No air in our home, just smog.
It's hard to know how tall I would have been, or how intelligent, if I hadn't been raised in a blue haze.
In college, my roommates all smoked. It didn't like it, but I didn't have the courage to complain. In those days, the deck was stacked in favor of the smokers, who had the rightaway. To object was to be fussy, or finicky, or unmasculine. Some of the professors smoked while teaching -- an act which gave the students permission to light up as well. It was nasty. Abstainers had no purchase.

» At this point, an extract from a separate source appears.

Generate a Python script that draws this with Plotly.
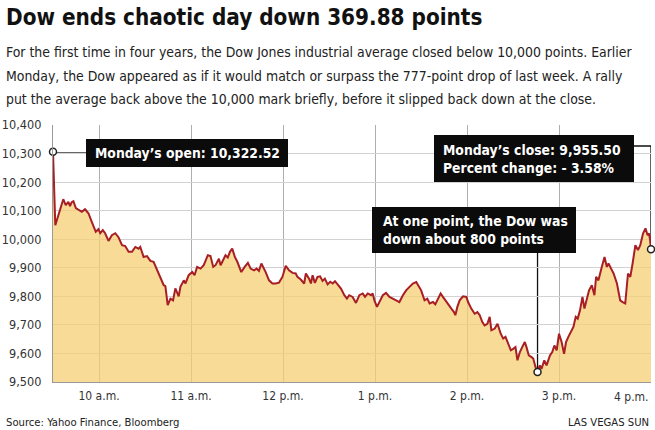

Then things began to change. We went from this
and this
to this (in 1964):
And then throughout the '70s and '80s, there were the constant revelations about the fakery and lying of the big tobacco companies, who chose profits and destroying lives over honesty and public health.
Nowadays, no smoking in anyone's home, no smoking in buses or planes, no smoking in restaurants, no smoking in government buildings, and no smoking (as of next month) on the mall.
But I'll tell you what still makes me sick. It's a bunch of teen-agers, hanging out in front of the coffee shop, puffing theatrically and addicting themselves -- and subtracting an average of ten years from lives. In the old days, when doctors smoked Camels, or were reputed to do so, there may have been some excuse for smoking; but now, when the evidence is all in, a kid who starts to smoke is a complete raging fool.
I'm sorry but I have no nostalgia for the great age of cigarettes, though they were, as a Lorillard executive once said, "the perfect product; make it for a penny, sell it for a dollar, and it's addictive as hell."